Stage-level ranges for Albian-Recent cheilostome and cyclostome bryozoan genera were provided by J. J. Sepkoski, Jr. from his unpublished global genus database. Accuracy of the database was checked by us, resulting in various alterations to about 20 percent of the records, largely changes in ranges but also including elimination of some synonyms, addition of some genera, and reassignment of a few genera from cyclostomes to cheilostomes or vice versa. This proportion of errors is consistent with the findings of Adrain and Westrop (2000) for trilobites in Sepkoski’s database, and like they, we found that the error was randomly distributed, so that results of analyses based on the database did not differ greatly between the original and corrected versions.
The analysed data comprised 808 genera (545 cheilostomes; 263 cyclostomes), of which 24 percent are confined to one stage. Origination and extinction metrics were calculated both with and without such stage-only genera. Error bars for the origination and extinction metrics were calculated using the ‘Percentage Error Bars’ program, freeware available from Steve Holland. The program is based on a calculation procedure given in Raup (1991).

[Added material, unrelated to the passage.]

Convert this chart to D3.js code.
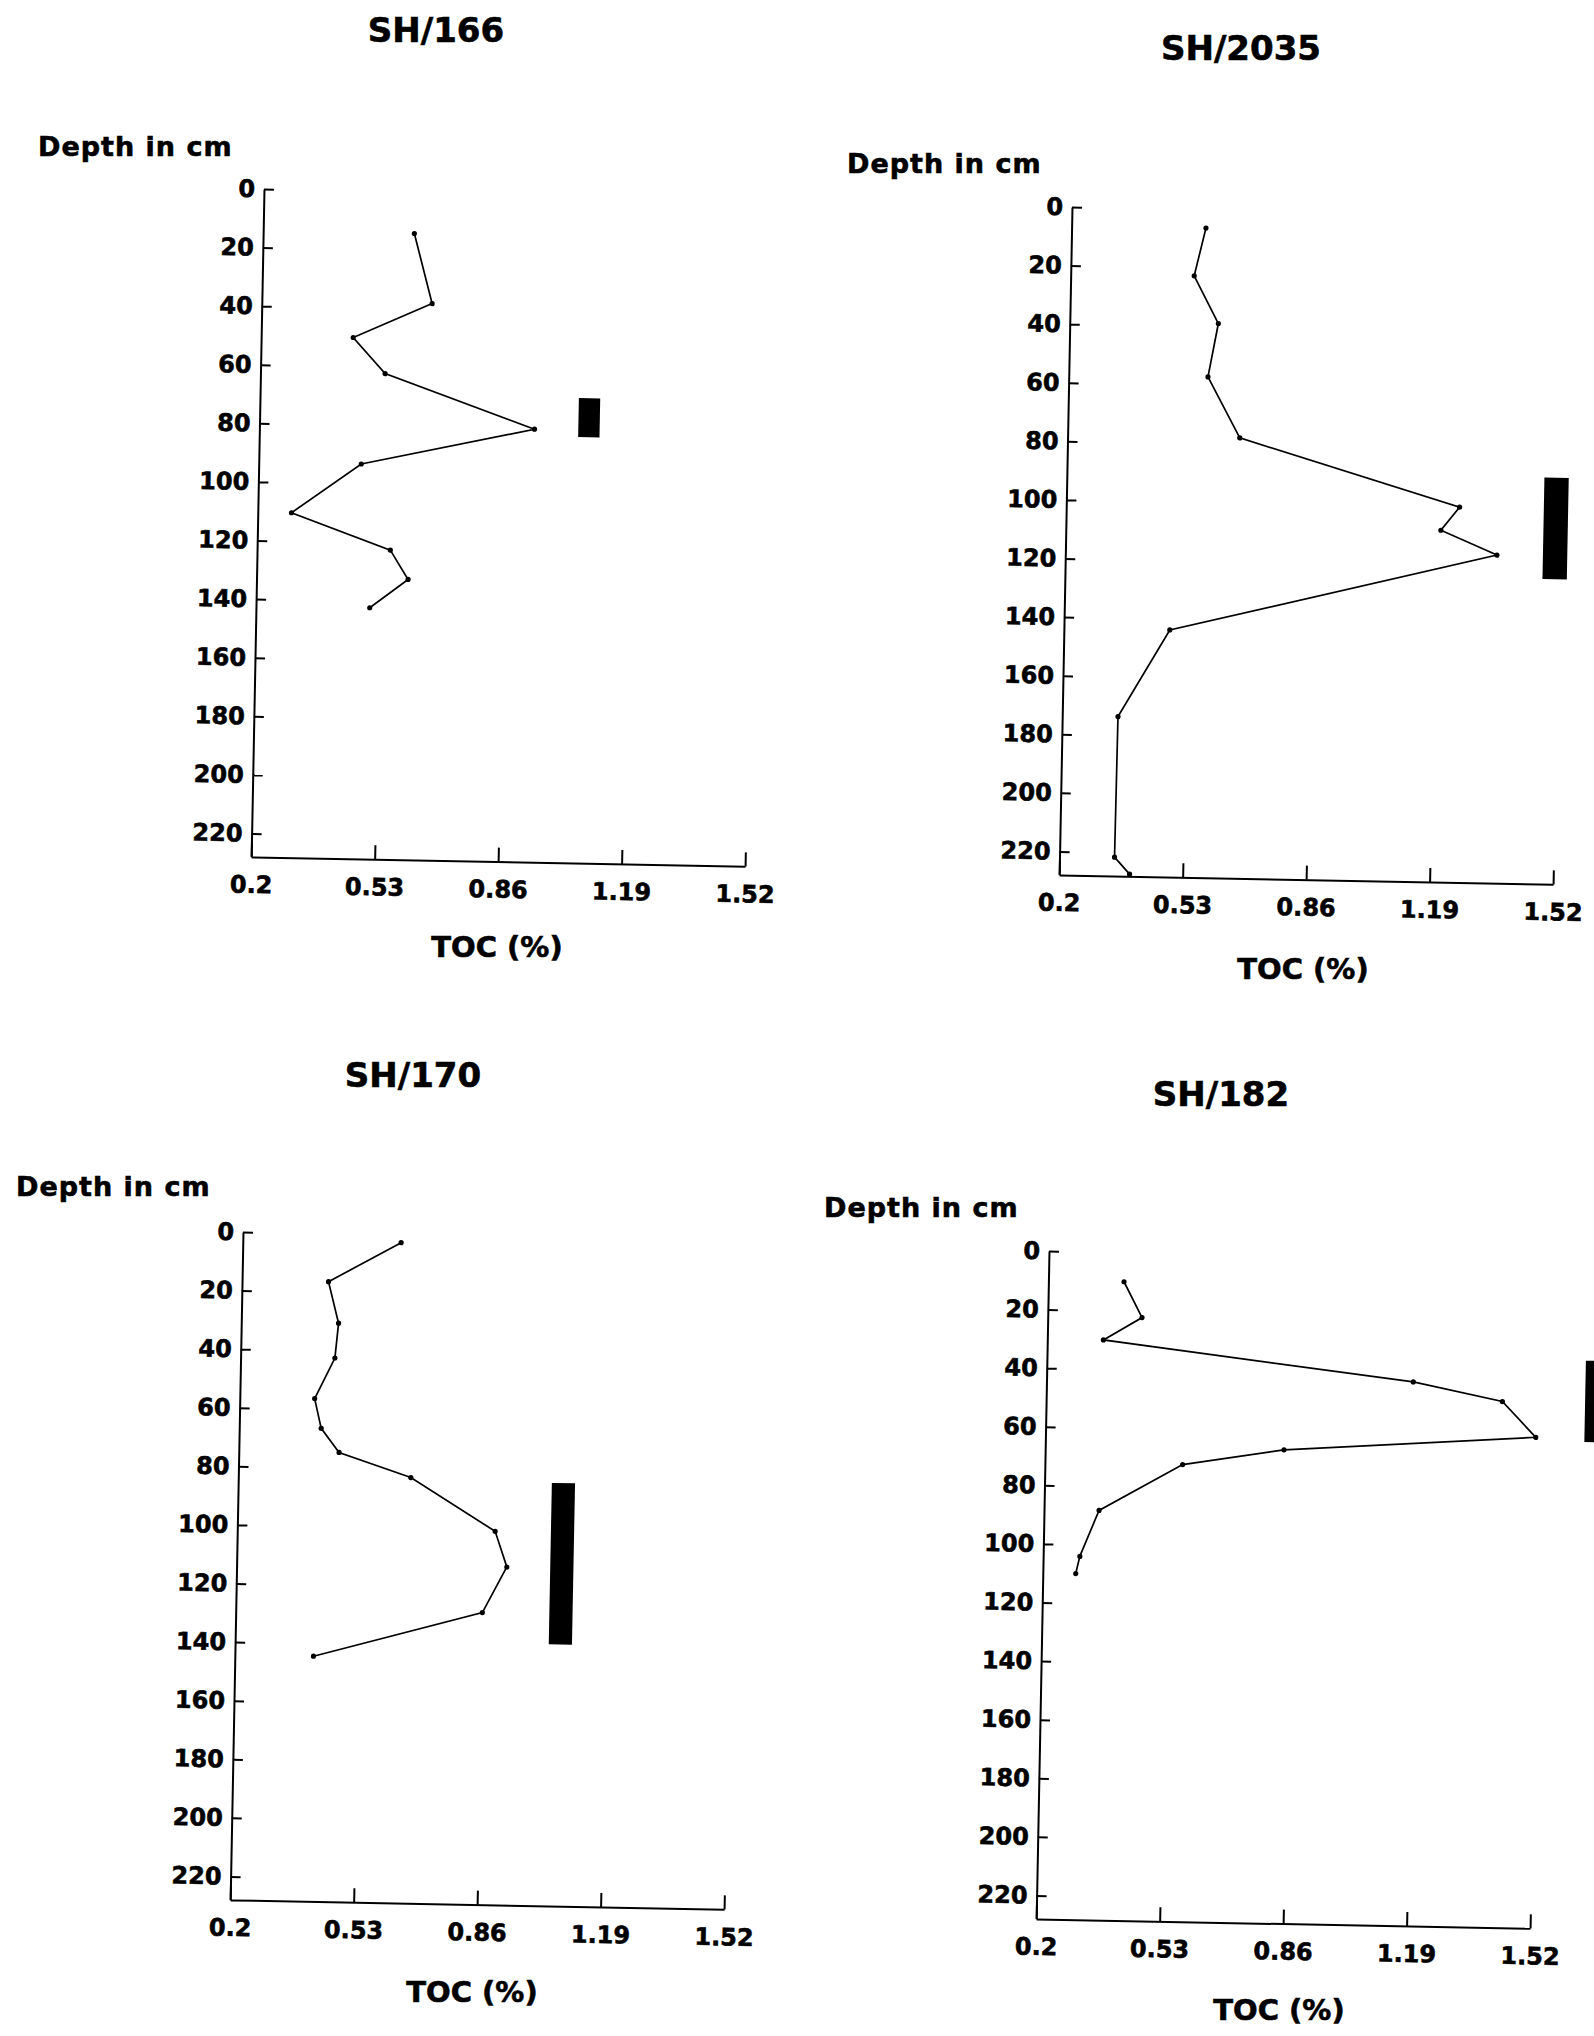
<!DOCTYPE html>
<html lang="en">
<head>
<meta charset="utf-8">
<script src="https://cdn.jsdelivr.net/npm/d3@7"></script>
<style>
    body { margin: 0; background: #fff; }
    svg { display: block; font-family: "DejaVu Sans", sans-serif; font-weight: bold; }
    svg text { stroke: #000; stroke-width: 0.6px; }
    .domain, .tick line { stroke: #000; stroke-width: 2; }
</style>
</head>
<body>
<script>
    // TOC profiles of the four cores: depth (cm) and TOC (%)
    const depth166 = [14.2, 38.0, 50.1, 62.2, 80.2, 93.2, 110.3, 122.4, 132.3, 142.2];
    const toc166 = [0.604, 0.655, 0.446, 0.533, 0.935, 0.474, 0.290, 0.556, 0.605, 0.504];

    const depth2035 = [6.3, 22.7, 38.8, 57.1, 77.7, 99.9, 107.9, 116.0, 143.7, 173.6, 221.6, 227.3];
    const toc2035 = [0.559, 0.530, 0.597, 0.572, 0.660, 1.251, 1.202, 1.353, 0.483, 0.349, 0.347, 0.388];

    const depth170 = [2.6, 16.4, 30.5, 42.4, 56.4, 66.5, 74.6, 82.7, 100.5, 112.6, 128.3, 144.3];
    const toc170 = [0.623, 0.431, 0.460, 0.452, 0.400, 0.419, 0.468, 0.661, 0.889, 0.922, 0.859, 0.410];

    const depth182 = [10.0, 22.1, 30.0, 42.3, 48.4, 60.4, 66.3, 72.0, 88.2, 104.0, 109.9];
    const toc182 = [0.402, 0.452, 0.350, 1.180, 1.419, 1.510, 0.838, 0.568, 0.347, 0.298, 0.288];

    // black bars: [toc from, toc to, depth from, depth to]
    const bar166 = [1.052, 1.109, 69.3, 82.6];
    const bar2035 = [1.476, 1.541, 89.2, 123.9];
    const bar170 = [1.038, 1.100, 83.6, 138.7];
    const bar182 = [1.640, 1.700, 33.9, 61.7];

    const xTicks = [0.2, 0.53, 0.86, 1.19, 1.52];
    const xTickLabels = ['0.2', '0.53', '0.86', '1.19', '1.52'];
    const yTicks = [0, 20, 40, 60, 80, 100, 120, 140, 160, 180, 200, 220];

    // page layout of each panel (the scan is tilted a little)
    const cores = [
        { name: 'SH/166', depth: depth166, toc: toc166, bar: bar166, ox: 264, oy: 189, title: [436, 42], label: [38, 156], xTitle: [497, 957] },
        { name: 'SH/2035', depth: depth2035, toc: toc2035, bar: bar2035, ox: 1072, oy: 207, title: [1241, 60], label: [847, 173], xTitle: [1303, 979] },
        { name: 'SH/170', depth: depth170, toc: toc170, bar: bar170, ox: 243, oy: 1232, title: [413, 1087], label: [16, 1196], xTitle: [472, 2002] },
        { name: 'SH/182', depth: depth182, toc: toc182, bar: bar182, ox: 1049, oy: 1251, title: [1221, 1106], label: [824, 1217], xTitle: [1279, 2020] }
    ];

    const w = 494;
    const h = 668;
    const tilt = 1.1;

    const x = d3.scaleLinear().domain([0.2, 1.52]).range([0, w]);
    const y = d3.scaleLinear().domain([0, 228]).range([0, h]);

    const svg = d3.select('body').append('svg')
        .attr('width', 1594)
        .attr('height', 2036);

    svg.append('rect').attr('width', 1594).attr('height', 2036).attr('fill', '#fff');

    cores.forEach(c => {
        svg.append('text')
            .attr('x', c.title[0])
            .attr('y', c.title[1])
            .attr('text-anchor', 'middle')
            .style('font-size', '34px')
            .text(c.name);

        svg.append('text')
            .attr('x', c.label[0])
            .attr('y', c.label[1])
            .style('font-size', '27px')
            .style('letter-spacing', '1px')
            .text('Depth in cm');

        svg.append('text')
            .attr('x', c.xTitle[0])
            .attr('y', c.xTitle[1])
            .attr('text-anchor', 'middle')
            .style('font-size', '29px')
            .text('TOC (%)');

        const g = svg.append('g')
            .attr('transform', 'translate(' + c.ox + ',' + c.oy + ') rotate(' + tilt + ')');

        g.append('g')
            .call(d3.axisLeft(y).tickValues(yTicks).tickSize(-10).tickSizeOuter(0).tickPadding(9).tickFormat(d3.format('d')))
            .call(a => a.selectAll('text').style('font-size', '24px').attr('fill', '#000'))
            .attr('font-family', null);

        g.append('g')
            .attr('transform', 'translate(0,' + h + ')')
            .call(d3.axisBottom(x).tickValues(xTicks).tickSize(-14).tickSizeOuter(0).tickPadding(19).tickFormat((d, i) => xTickLabels[i]))
            .call(a => a.selectAll('text').style('font-size', '24px').attr('fill', '#000'))
            .attr('font-family', null);

        const pts = c.depth.map((d, i) => [c.toc[i], d]);

        g.append('path')
            .datum(pts)
            .attr('fill', 'none')
            .attr('stroke', '#000')
            .attr('stroke-width', 1.7)
            .attr('d', d3.line().x(d => x(d[0])).y(d => y(d[1])));

        g.selectAll('circle')
            .data(pts)
            .enter()
            .append('circle')
            .attr('cx', d => x(d[0]))
            .attr('cy', d => y(d[1]))
            .attr('r', 2.6)
            .attr('fill', '#000');

        g.append('rect')
            .attr('x', x(c.bar[0]))
            .attr('y', y(c.bar[2]))
            .attr('width', x(c.bar[1]) - x(c.bar[0]))
            .attr('height', y(c.bar[3]) - y(c.bar[2]))
            .attr('fill', '#000');
    });
</script>
</body>
</html>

The Gradstein and Ogg (1996) timescale was used for stage boundary dates. Numbers of appearances and disappearances, hereby referred to as originations and extinctions respectively, per stratigraphic interval constitute the raw data and must be calibrated in order to be of most use. The method of calibration, however, has not been standardised, with extinctions and originations variously being presented as (1) number per million years (N/myr); (2) proportion of standing diversity (i.e., per capita rate; N/D); and (3) number per million years as a proportion of standing diversity (N/D/myr). In addition, one may include or exclude taxa that are confined to the stratigraphic interval being studied (e.g., stage, series). Foote (1994) used Monte Carlo simulations to examine the validity of extinction and origination metrics. He concluded that normalising per-taxon extinction rate by introducing uniform time intervals (e.g., per million years) potentially introduces bias, especially for extinction metrics. Apparently, the problem cannot be entirely avoided, but ‘For comparing extinction intensity over a small number of intervals, it may still be safest to check for concordance among several metrics’ (Foote 1994, p. 442). In this paper, we present the three types of metrics listed above, both with and without taxa confined to a single stage, and examine degree of concordance among them.

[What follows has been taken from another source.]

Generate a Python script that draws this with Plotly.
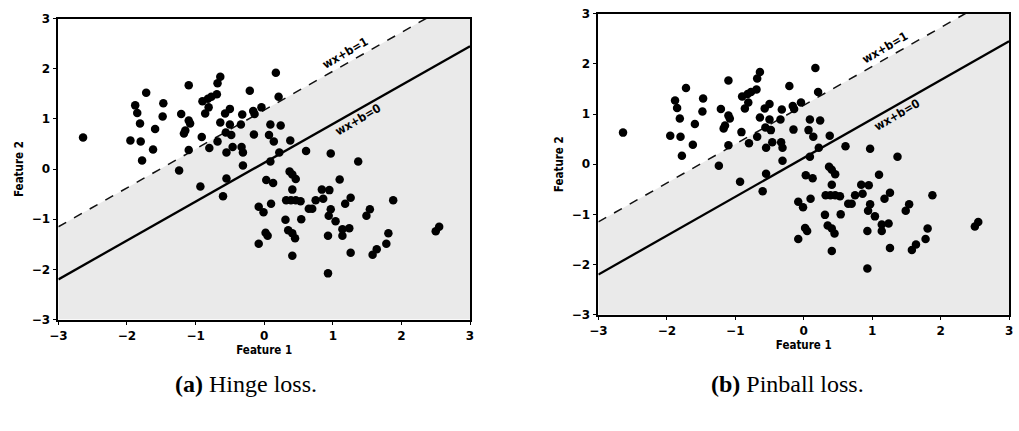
import numpy as np
import plotly.graph_objects as go

# ---- data ----
feat1 = [-2.64, -1.72, -1.10, -1.88, -1.85, -1.47, -1.48, -1.21, -0.90, -0.86,
         -1.81, -1.59, -1.10, -1.08, -1.17, -1.15, -1.95, -1.80, -1.62, -1.78,
         -1.10, -0.91, -1.24, 0.17, -0.64, -0.68, -0.69, -0.77, -0.82, -0.81,
         -0.21, -0.50, -0.57, -0.32, -0.16, -0.14, -0.04, 0.21, -0.64, -0.50,
         -0.34, -0.56, -0.48, -0.15, 0.09, 0.24, 0.07, 0.14, -0.68, -0.80,
         0.38, -0.46, -0.33, -0.31, -0.55, 0.22, 0.09, -0.31, -0.55, 0.03,
         -0.93, -0.60,
         0.61, 0.97, 1.37, 0.37, 0.41, 0.46, 1.10, 0.13, 0.41, 0.84,
         0.95, 0.32, 0.39, 0.46, 0.53, 0.75, 0.86, 0.65, 0.70, 0.97,
         0.10, -0.08, -0.01, 0.31, 0.54, 0.94, 1.04, 0.35, 0.41, 0.45,
         0.02, 0.05, -0.08, 0.93, 0.41, 0.93, 1.88, 1.26, 1.18, 1.54,
         1.49, 1.14, 1.14, 1.24, 1.81, 1.78, 1.64, 1.58, 1.26, 2.55, 2.50]
feat2 = [0.63, 1.52, 1.67, 1.27, 1.12, 1.31, 1.05, 1.10, 1.35, 1.11,
         0.91, 0.80, 0.97, 0.91, 0.71, 0.77, 0.57, 0.55, 0.39, 0.17,
         0.38, 0.64, -0.03, 1.92, 1.84, 1.71, 1.49, 1.44, 1.40, 1.23,
         1.56, 1.20, 1.11, 1.09, 1.16, 1.10, 1.23, 1.44, 0.93, 0.89,
         0.89, 0.73, 0.68, 0.69, 0.89, 0.87, 0.68, 0.55, 0.55, 0.42,
         0.57, 0.44, 0.44, 0.33, 0.33, 0.33, 0.15, 0.07, -0.19, -0.22,
         -0.35, -0.54,
         0.36, 0.31, 0.15, -0.05, -0.11, -0.20, -0.21, -0.28, -0.41, -0.41,
         -0.42, -0.62, -0.62, -0.62, -0.64, -0.62, -0.59, -0.79, -0.79, -0.80,
         -0.69, -0.75, -0.86, -1.01, -1.00, -0.93, -1.04, -1.22, -1.28, -1.38,
         -1.27, -1.33, -1.49, -1.33, -1.73, -2.08, -0.62, -0.57, -0.69, -0.80,
         -0.93, -1.20, -1.33, -1.18, -1.28, -1.49, -1.60, -1.71, -1.67, -1.15, -1.24]

slope = 0.775          # hyperplane slope in feature space
intercepts = [0.125, 1.175]   # wx+b=0, wx+b=1
line_labels = ["wx+b=0", "wx+b=1"]
label_pos_x = [1.36, 1.18]
label_pos_y = [0.98, 2.32]
tick_vals = [-3, -2, -1, 0, 1, 2, 3]
captions = ["<b>(a)</b> Hinge loss.", "<b>(b)</b> Pinball loss."]

# ---- figure ----
fig = go.Figure()
xs = np.linspace(-3, 3, 61)
panels = [("x", "y"), ("x2", "y2")]
for xa, ya in panels:
    # shaded region below margin line wx+b=1
    fig.add_trace(go.Scatter(x=xs, y=np.full_like(xs, -3.0), mode="lines",
                             line=dict(width=0), xaxis=xa, yaxis=ya,
                             showlegend=False, hoverinfo="skip"))
    fig.add_trace(go.Scatter(x=xs, y=np.minimum(slope * xs + intercepts[1], 3.0),
                             mode="lines", line=dict(width=0), fill="tonexty",
                             fillcolor="rgba(190,190,190,0.32)", xaxis=xa, yaxis=ya,
                             showlegend=False, hoverinfo="skip"))
    # lines
    fig.add_trace(go.Scatter(x=xs, y=slope * xs + intercepts[1], mode="lines",
                             line=dict(color="#111", width=1.5, dash="dash"),
                             xaxis=xa, yaxis=ya, showlegend=False))
    fig.add_trace(go.Scatter(x=xs, y=slope * xs + intercepts[0], mode="lines",
                             line=dict(color="#000", width=2.3),
                             xaxis=xa, yaxis=ya, showlegend=False))
    # points
    fig.add_trace(go.Scatter(x=feat1, y=feat2, mode="markers",
                             marker=dict(color="#000", size=8.5),
                             xaxis=xa, yaxis=ya, showlegend=False))
    for lab, lx, ly in zip(line_labels, label_pos_x, label_pos_y):
        fig.add_annotation(x=lx, y=ly, xref=xa, yref=ya, text=lab, showarrow=False,
                           textangle=-30,
                           font=dict(family="DejaVu Sans Condensed, DejaVu Sans", size=12,
                                     color="#000", weight="bold"))

W, H = 1019, 431
axis_common = dict(range=[-3, 3], tickvals=tick_vals, showgrid=False, zeroline=False,
                   showline=True, mirror=True, linecolor="#000", linewidth=1.5,
                   ticks="outside", ticklen=4, tickcolor="#000",
                   tickfont=dict(family="DejaVu Sans", size=12, color="#000", weight="bold"))
title_font = dict(family="DejaVu Sans Condensed, DejaVu Sans", size=11.5, color="#000", weight="bold")

fig.update_layout(
    width=W, height=H, margin=dict(l=0, r=0, t=0, b=0),
    paper_bgcolor="white", plot_bgcolor="white",
    xaxis=dict(domain=[50 / W, 467 / W], anchor="y",
               title=dict(text="Feature 1", font=title_font, standoff=4), **axis_common),
    yaxis=dict(domain=[1 - 323 / H, 1 - 12 / H], anchor="x",
               title=dict(text="Feature 2", font=title_font, standoff=6), **axis_common),
    xaxis2=dict(domain=[597 / W, 1013 / W], anchor="y2",
                title=dict(text="Feature 1", font=title_font, standoff=4), **axis_common),
    yaxis2=dict(domain=[1 - 318 / H, 1 - 7 / H], anchor="x2",
                title=dict(text="Feature 2", font=title_font, standoff=6), **axis_common),
)

for cap, cx in zip(captions, [240 / W, 789 / W]):
    fig.add_annotation(x=cx, y=1 - 390 / H, xref="paper", yref="paper", text=cap,
                       showarrow=False, xanchor="center", yanchor="middle",
                       font=dict(family="Liberation Serif", size=24, color="#000"))

fig.write_html("out.html")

Recently, Foote (2000b) discussed problems of bias in origination and extinction rates due to incomplete knowledge of temporal distribution of taxa, the effects of variable interval length (e.g., in the analysis here, stages vary over almost an order of magnitude, from 1.6 to 13.3 myr), and possible secular trends in probability of preservation. He reviewed the various measures used to estimate origination and extinction rates and advocated use of measures in which interval-only taxa (‘singletons’) become irrelevant, because both their inclusion or exclusion can introduce error. Such measures, therefore, are based only on taxa that cross range boundaries. We have nonetheless used the more straightforward calculations of origination and extinction rates as described above. We have done so for three reasons. First, we find no systematic effect of increased stage duration on rates of origination and extinction in our data (Figure 1). Secondly, exclusion and inclusion of stage-only genera produces only minimal differences in the rates plotted, and in some instances is of interest in itself. Thirdly, the major points of interest in the study (i.e., the anomalously high Maastrichtian and Danian extinction rates) are so far above background rates that they should stand out in virtually any method of calculation of rates.